Ce numéro de Recherches sémiotiques vise à arracher Barthes, lui-même volontiers batailleur, au risque de l’anomie intellectuelle et de l’hagiographie morale. Admirer Barthes impose aussi de penser contre Barthes et de discuter une oeuvre pour en mesurer l’intensité, qu’il s’agisse de revenir sur les polémiques avec l’histoire littéraire ouvertes par l’aventure de la Nouvelle Critique, de contester l’héritage théorique de la sémiologie, de s’interroger sur les contradictions et les mauvaises fois barthésiennes, de discuter le vocabulaire de l’oeuvre ou ses présupposés idéologiques, d’analyser sa pertinence ou son obsolescence dans les débats contemporains à l’heure du retour au récit et des guerres culturelles. C’est aussi comprendre que les usages de Barthes ne sont pas neutres : à chacun son Barthes, car être contre Barthes, s’adosser contre Barthes, en tirer autorité, faire son marché entre le Barthes structuraliste orthodoxe et le Barthes essayiste dilettante, c’est opérer des choix critiques et politiques, c’est défendre des formes, des styles critiques, des options épistémologiques fortes, c’est procéder à des traductions, risquer des trahisons.

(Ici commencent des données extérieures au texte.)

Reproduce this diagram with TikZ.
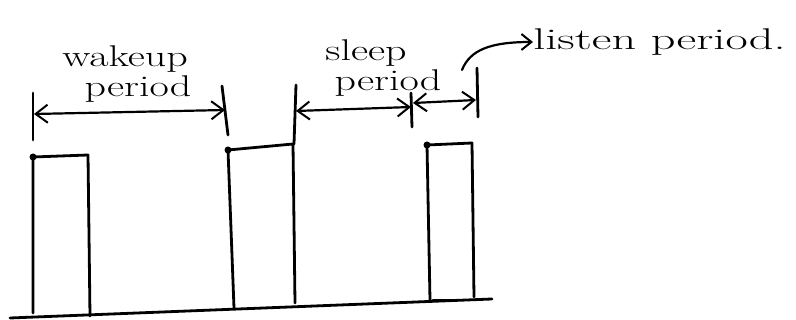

Mettre en regard la pensée de Barthes et celle de Bruno Latour comme le fait Alexandru Matei dans ce numéro, interpréter la mythologisation romanesque du critique ainsi que le proposent Zvezdana Ostojic et Louis Rouquayrol, s’interroger sur le concept de vie nouvelle avec Jennifer Rushworth, réfléchir les usages de la sociologie dans les Mythologies ainsi que l’entreprend Andy Stafford, tenter une vraie critique de la critique barthésienne comme l’esquisse Pierre Vinclair, comprendre la sémiologie de Barthes et ses modes de décryptages à la lumière de la surexposition sociale contemporaine selon Olivier Aïm, revenir sur la théorie amoureuse barthésienne selon la proposition de Gaëtan Brulotte, s’interroger sur le recours à la littérature comme matrice interprétative dans un article posthume de Roland Le Huenen, décédé en septembre 2020, c’est bien interpeller le monument pour mieux rouvrir les débats et rendre hommage à Barthes en le discutant.